Так что, с точки зрения Адама Смита, почти каждого современного человека можно назвать недостойным. Неудивительно, что столь многие из самых почитаемых — и несовременных — людей восемнадцатого века не «оживают на страницах» для нас, современных. Впрочем, некоторые — как Руссо — оживают так хорошо, что их и сегодня хочется прикончить. Ричард Брукхизер отлично описал, что подразумевалось под характером человека в его биографии Джорджа Вашингтона «Отец-основатель»:
«Мы беспокоимся о нашей аутентичности — являемся ли мы “на самом деле” теми, за кого себя выдаем. Американцы восемнадцатого века гораздо больше интересовались внешней историей и были менее склонны прокладывать бездну между внешним и внутренним миром человека. “Характер” был ролью, которую каждый играл и вживался в нее, также подразумевая и то, что эта роль всегда оценивалась другими. Это было и представление и рецензия в действии. Каждый человек обладал характером, то есть каждый был действующим характером, как персонаж на сцене».
Характер Адама Смита — почти как у Фреда Мерца в «Я люблю политическую экономию» — был настолько постоянным, упорядоченным и скучным, что он мог бы стать истинным образцом для подражания в глазах любого сторонника его идей и взглядов. Смит прожил большую часть своей взрослой жизни со своей матерью-вдовой, Маргарет Дуглас Смит, и незамужней кузиной Джанет Дуглас. Обе они нежно любили Адама, и он их тоже. Вот, в общем-то, и все.
Признание Смита о его чувствах к матери в письме, рассказывающем его другу и издателю Уильяму Стрэхану о ее смерти в возрасте девяноста лет, определенно не годится для каких-нибудь сенсационных мемуаров двадцать первого века: «Человек, который, я уверен, любил меня больше, чем кто-либо другой любил или будет любить; и кого я сам любил и уважал больше, чем кого бы то, когда бы то ни было».

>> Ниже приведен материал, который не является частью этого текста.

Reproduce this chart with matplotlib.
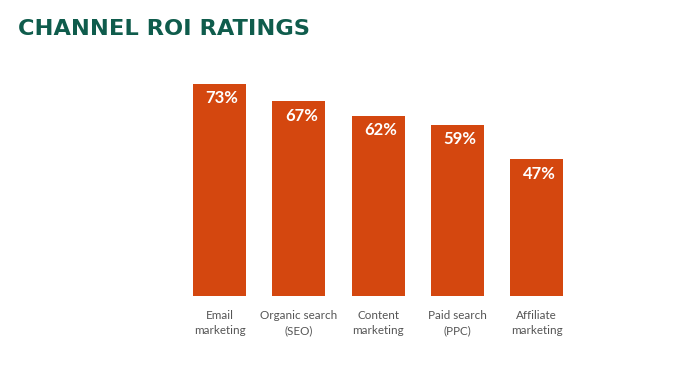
import matplotlib.pyplot as plt

# data
channels = ['Email\nmarketing', 'Organic search\n(SEO)', 'Content\nmarketing',
            'Paid search\n(PPC)', 'Affiliate\nmarketing']
roi = [73, 67, 62, 59, 47]

bar_color = '#d4470f'
title_color = '#0f5c4c'

fig = plt.figure(figsize=(6.95, 3.66), dpi=100)
ax = fig.add_axes([0.2588, 0.1913, 0.5705, 0.5792])

x = range(len(roi))
bars = ax.bar(x, roi, width=0.67, color=bar_color)

for b, v in zip(bars, roi):
    ax.text(b.get_x() + b.get_width() / 2 + 0.03, v - 2.2, f'{v}%', ha='center', va='top',
            color='white', fontsize=12, fontweight='bold', family='Lato')

ax.set_xlim(-0.5, 4.5)
ax.set_ylim(0, 73)
ax.set_xticks(list(x))
ax.set_xticklabels(channels, family='Lato', fontsize=8.4, color='#555555', linespacing=1.45)
ax.tick_params(axis='x', length=0, pad=10)
ax.set_yticks([])
for s in ax.spines.values():
    s.set_visible(False)

fig.text(0.026, 0.92, 'CHANNEL ROI RATINGS', family='DejaVu Sans', fontweight='bold',
         fontsize=16.2, color=title_color, va='center', ha='left')

fig.savefig('out.png', dpi=100)
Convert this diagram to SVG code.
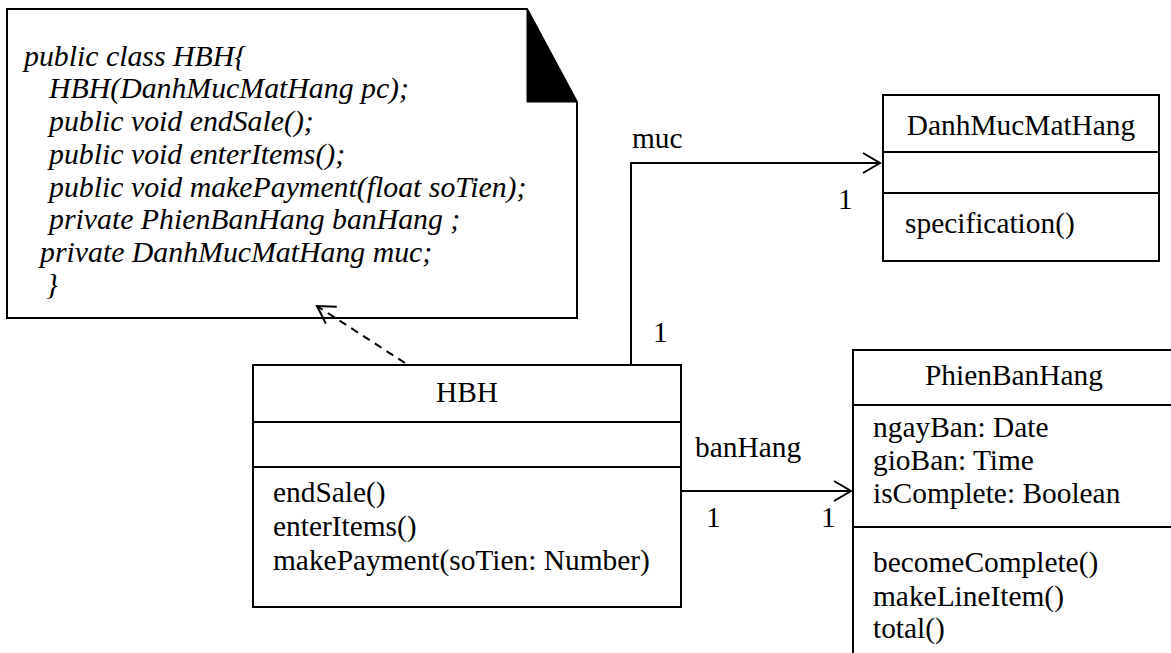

Только один анекдот из домашней жизни Смита дошел до нас — благодаря сэру Вальтеру Скотту, который был тогда студентом. Как рассказал Скотт, однажды во время чая, Смит привел свою кузину Джанет «в полное смущение тем, что, невзирая на ее настойчивое приглашение присесть за стол, ходил и ходил кругами… и останавливался, только чтобы стащить кусочек сахара из сахарницы, которую многоуважаемая кузина была вынуждена в конце концов поставить к себе на колени, чтоб сохранить от самого неэкономичного расхищения». Впрочем, сэр Вальтер Скотт и знаменит тем, что мог сделать историю из чего угодно.
Когда Смиту было около пятидесяти пяти, он взял в свой дом на воспитание и содержание девятилетнего Дэвида Дугласа, сына другой кузины. Скейтборды, телевидение и компьютерные игры еще не изобрели: Смит пользовался этим и давал Дэвиду уроки. (Хотелось бы надеяться, что на «Колебания в стоимости серебра в течение последних четырех веков» не делался особенный упор.) Дэвид Дуглас стал наследником Смита. В противоположность знакомым нам историям о наследниках знаменитостей, Дуглас вел достойную жизнь, заслужил признание и впоследствии взошел на скамью парламента Шотландии как лорд Рестон.
Нет никаких свидетельств, обвиняющих Адама Смита в безответственности, обмане, непорядочности или хотя бы в том, что он немного перебрал на светском рауте. Зато есть немало свидетельств противоположного характера. Например, когда Смит отказался от профессорской должности в Глазго, чтобы стать наставником юного графа Бэклу, и ушел посреди учебного семестра, он пытался возвратить студентам заплаченные ими деньги. Студенты так любили его, что никто из них не хотел принимать возмещение. Смит упрашивал: «Вы не должны отказывать мне в этом удовлетворении; нет, джентльмены, вам не стоит этого делать». Потом он схватил ближайшего молодого человека за курточку и сунул деньги ему в карман».
Смит получил пожизненный пансион за наставничество графа Бэклу, который впоследствии называл его «друг, которого я любил и уважал не только за его блестящие таланты, но и за все личные добродетели». Годы спустя граф помог Смиту получить правительственную должность, и Смит ответил на это предложением отказаться от своего пансиона. Единственным способом, которым граф мог отговорить Смита от этого пункта чести, было обращение к более личному пункту ее же. Как Смит объяснил в письме другу, «на это граф ответил мне… что я принял в расчет лишь то, что отвечало моей собственной чести, но не принял в расчет то, что пристало его; и что он никогда бы не хотел навлечь тень подозрения, что помог своему доброму другу получить службу, чтобы освободить себя от уговоренного долга».